Toward Scalable Fully Homomorphic Encryption Through Light Trusted Computing Assistance
This addresses the problem of scalable secure outsourcing of computation for users needing confidentiality and integrity, though it is incremental as it builds on existing FHE and TEE technologies.
The paper tackles the performance slowdown in fully homomorphic encryption (FHE) by proposing TEEFHE, a hybrid system that uses hardware Trusted Execution Environments (TEEs) like SGX to assist FHE, specifically moving the bootstrapping step to a secured enclave, resulting in improved time and space efficiency compared to software-only FHE schemes.

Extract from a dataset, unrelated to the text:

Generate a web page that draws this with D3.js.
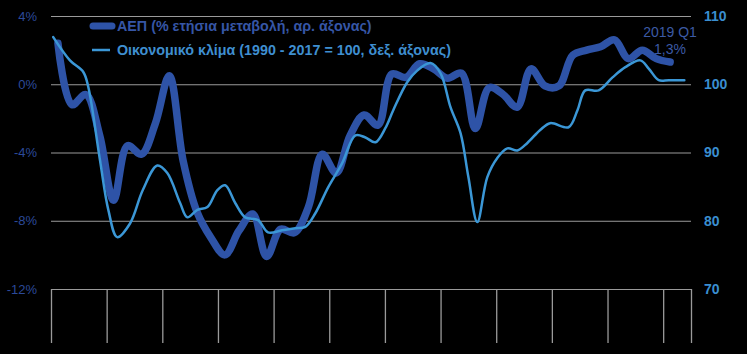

It has been a long standing problem to securely outsource computation tasks to an untrusted party with integrity and confidentiality guarantees. While fully homomorphic encryption (FHE) is a promising technique that allows computations performed on the encrypted data, it suffers from a significant slow down to the computation. In this paper we propose a hybrid solution that uses the latest hardware Trusted Execution Environments (TEEs) to assist FHE by moving the bootstrapping step, which is one of the major obstacles in designing practical FHE schemes, to a secured SGX enclave. TEEFHE, the hybrid system we designed, makes it possible for homomorphic computations to be performed on smaller ciphertext and secret key, providing better performance and lower memory consumption. We make an effort to mitigate side channel leakages within SGX by making the memory access patterns totally independent from the secret information. The evaluation shows that TEEFHE effectively improves the software only FHE schemes in terms of both time and space.